Há várias matérias em relação às quais existe uma “discordância de fundo” entre o Governo e BE – a reestruturação da dívida é apenas uma –, mas o partido coordenado por Catarina Martins entende que ainda “há margem para continuar a negociar e a debater”. Ou seja, depois de longas negociações para chegar a este documento que deverá ser aprovado na generalidade, ainda haverá muitas outras em sede de especialidade, quando o Orçamento for discutido em detalhe. “O BE sempre foi um partido de pragmatismo e nunca foi um partido de protesto”, avisou, já perto do fim da entrevista, a coordenadora.

Problemas identificados pelo BE neste documento? Para Catarina Martins, um OE de esquerda teria de reestruturar a dívida, não excluiria ninguém da reposição de rendimentos e “teria de responder mais pelo emprego”. O documento é “tímido”, disse, e tem ainda “muito pouco” no que toca a questões como salários, emprego jovem e precariedade.

O grande problema do BE continua a ser, porém, o desfecho em relação à sobretaxa. Os bloquistas sempre insistiram até ao fim que a lei era para cumprir, isto é, que aquele imposto teria de acabar a 1 de Janeiro de 2017. Só que não é isso que vai acontecer.
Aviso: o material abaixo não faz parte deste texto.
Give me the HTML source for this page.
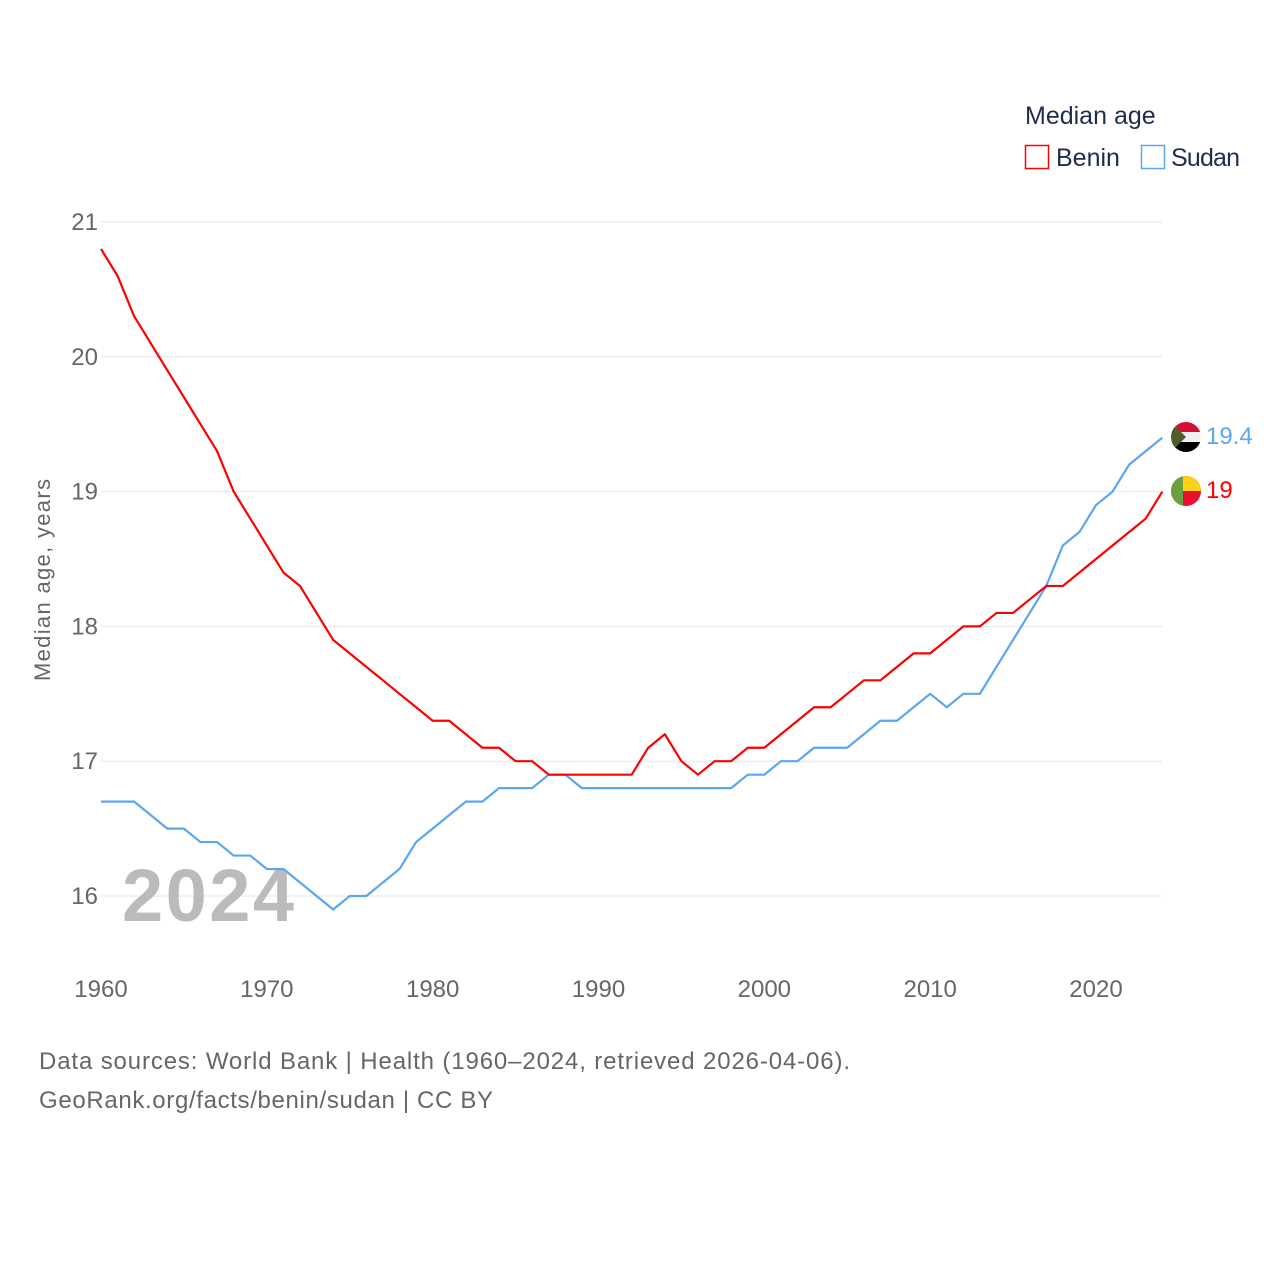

O fim da sobretaxa será faseado – o último escalão de rendimentos só deixará de pagar em Novembro.

Ora, isto é “um problema” para BE: “É o nosso maior problema”, disse a coordenadora, defendendo que “não se deve voltar atrás no que foi aprovado e na expectativa das pessoas”. Trata-se de uma “questão de princípio”, explicou Catarina Martins para quem o fim da sobretaxa devia ter sido ainda este ano para, em 2017, se estar a discutir uma reposição dos escalões do IRS.

Já no que se refere a conquistas ou aspectos positivos, a bloquista destacou, entre outros, “o maior aumento das pensões desta década” previsto no OE. Neste ponto, não chega, porém, a dizer claramente qual é a posição do partido sobre a intenção do Governo de avançar com condição de recursos para as pensões mais baixas.